Sunday, December 10, 2006

Ollabelle - Riverside Battle Songs

This fall I went a little crazy with music samplers. Facebook’s Apple Students group offered free downloads of 25 songs per week for every week from mid-August through the end of September and Paste Magazine then sent me two sample issues of the magazine to try to lure me into subscribing. (Note to editors – it worked.) Each of their issues comes with a sampler CD. So, what I do it put the sampler on itunes which I nearly always play on party shuffle (or on my ipod which is in shuffle mode most of the time) and every once in a while one of these new songs would come up. If I hated it (or if I just wasn't a big fan) I deleted it from my computer. Sometimes I'd let it pop up a couple of times before I pulled the trigger but sometimes I didn't even get through the whole song. Note: I deleted all 50 songs from the two rap/hip-hop samplers from Facebook. Hey but at least I tried them!
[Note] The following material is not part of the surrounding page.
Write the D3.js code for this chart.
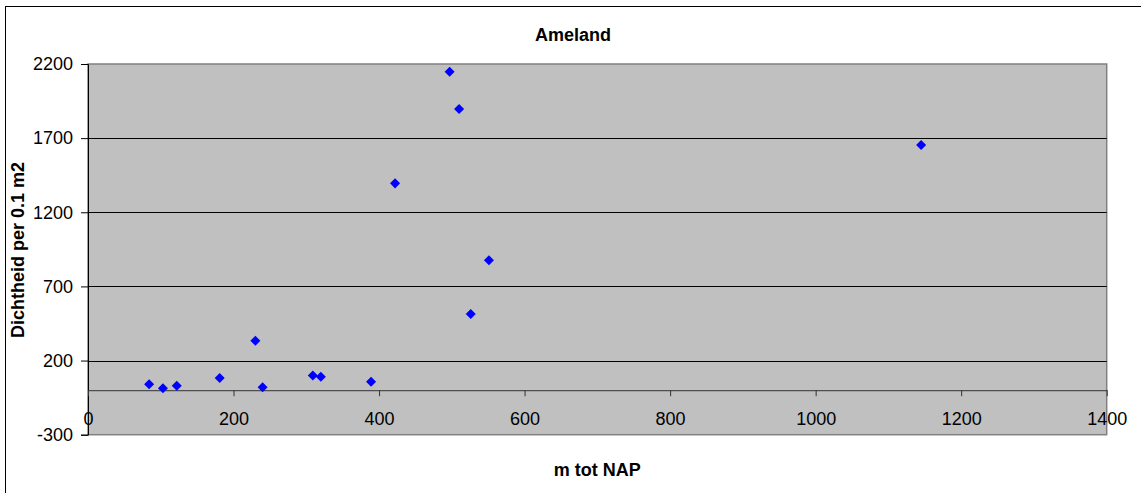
<!DOCTYPE html>
<html>
<head>
<meta charset="utf-8">
<script src="https://cdn.jsdelivr.net/npm/d3@7"></script>
<style>
  html, body { margin: 0; padding: 0; background: #fff; }
  svg { display: block; font-family: "Liberation Sans", Arial, sans-serif; }
</style>
</head>
<body>
<svg id="chart" width="1141" height="493"></svg>
<script>
// Ameland: density per 0.1 m2 against distance (m tot NAP)
const hoogte = [84, 103, 122, 181, 230, 240, 309, 320, 389, 422, 497, 510, 526, 551, 1145];
const dichtheid = [40, 13, 30, 82, 334, 20, 100, 91, 57, 1395, 2148, 1896, 514, 876, 1654];
const xTicks = [0, 200, 400, 600, 800, 1000, 1200, 1400];
const yTicks = [-300, 200, 700, 1200, 1700, 2200];

const svg = d3.select("#chart");
const plot = { left: 88, top: 64, right: 1106.7, bottom: 434.7 };

const x = d3.scaleLinear().domain([0, 1400]).range([plot.left, plot.right]);
const y = d3.scaleLinear().domain([-300, 2200]).range([plot.bottom, plot.top]);

// chart area border (runs past the bottom/right of the view)
svg.append("rect")
  .attr("x", 5.5).attr("y", 6.5)
  .attr("width", 1200).attr("height", 600)
  .attr("fill", "#fff").attr("stroke", "#000").attr("stroke-width", 1);

// plot area
svg.append("rect")
  .attr("x", plot.left).attr("y", plot.top)
  .attr("width", plot.right - plot.left).attr("height", plot.bottom - plot.top)
  .attr("fill", "#c0c0c0").attr("stroke", "#808080").attr("stroke-width", 1.5);

// horizontal gridlines
svg.append("g")
  .selectAll("line")
  .data(yTicks.filter(d => d > -300 && d < 2200))
  .join("line")
  .attr("x1", plot.left).attr("x2", plot.right)
  .attr("y1", d => Math.round(y(d)) + 0.5).attr("y2", d => Math.round(y(d)) + 0.5)
  .attr("stroke", "#000").attr("stroke-width", 1);

// plain hyphen for negatives
const fmt = d => String(d);

// y axis
const yAxis = d3.axisLeft(y).tickValues(yTicks).tickSize(7).tickPadding(8).tickFormat(fmt);
const gy = svg.append("g").attr("transform", `translate(${plot.left},0)`).call(yAxis);
gy.select(".domain").attr("stroke", "#000");
gy.selectAll(".tick line").attr("stroke", "#000");
gy.selectAll("text").attr("font-size", 18).attr("fill", "#000")
  .attr("font-family", "Liberation Sans, Arial, sans-serif");

// x axis, crossing at y = 0
const xAxis = d3.axisBottom(x).tickValues(xTicks).tickSize(6).tickPadding(16).tickSizeOuter(0).tickFormat(fmt);
const gx = svg.append("g").attr("transform", `translate(0,${y(0)})`).call(xAxis);
gx.select(".domain").attr("stroke", "#333");
gx.selectAll(".tick line").attr("stroke", "#333");
gx.selectAll("text").attr("font-size", 18).attr("fill", "#000")
  .attr("font-family", "Liberation Sans, Arial, sans-serif");

// data markers (diamonds)
const diamond = d3.symbol().type(d3.symbolDiamond2).size(64);
svg.append("g")
  .selectAll("path")
  .data(hoogte.map((h, i) => [h, dichtheid[i]]))
  .join("path")
  .attr("d", diamond)
  .attr("transform", d => `translate(${x(d[0])},${y(d[1])})`)
  .attr("fill", "#0000ff");

// titles
svg.append("text")
  .attr("x", 573).attr("y", 41)
  .attr("text-anchor", "middle")
  .attr("font-size", 18).attr("font-weight", "bold")
  .text("Ameland");

svg.append("text")
  .attr("x", (plot.left + plot.right) / 2).attr("y", 476)
  .attr("text-anchor", "middle")
  .attr("font-size", 18).attr("font-weight", "bold")
  .text("m tot NAP");

svg.append("text")
  .attr("transform", `translate(24,250) rotate(-90)`)
  .attr("text-anchor", "middle")
  .attr("font-size", 18).attr("font-weight", "bold")
  .text("Dichtheid per 0.1 m2");
</script>
</body>
</html>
So here I am at home listening to my music on my computer and suddenly this song comes on which made me stop what I was doing and listen. Then, I called Laura and made her listen. She liked it too. I think I even listened a third time. The song was a rollicking blues/roots piano song called "Fall Back" with great singing and harmonies. It was a lot of fun. It was hard to say who it reminded me of – maybe The Band with it’s laid back style but the harmonies were better. Turns out it was a band named Ollabelle. I did a little research, listened to a few seconds of their other tracks online and ordered their CD, Riverside Battle Songs, from Amazon.

The CD arrived a couple of weeks ago and it’s been living in my car and on my ipod ever since. It’s exquisite. The reason that the CD reminded me of The Band is that one of the two women is Amy Helm, daughter of The Band’s Levon Helm. But this music isn’t just derivative, although it harks back to an earlier time with covers of old gospel songs. It’s a wonderful mix of roots music and tight harmonies with great instrumental backing that continues to surprise me from track to track with piano or pedal steel or guitar. This is a great album – I love listening to it when I’m driving in the dark (which is most of the time lately with the days so short.) This one is worth sampling at itunes.

(In case anyone wonders, my sampler frenzy resulted in two purchases so far, the other being Say I Am You by the Weepies.)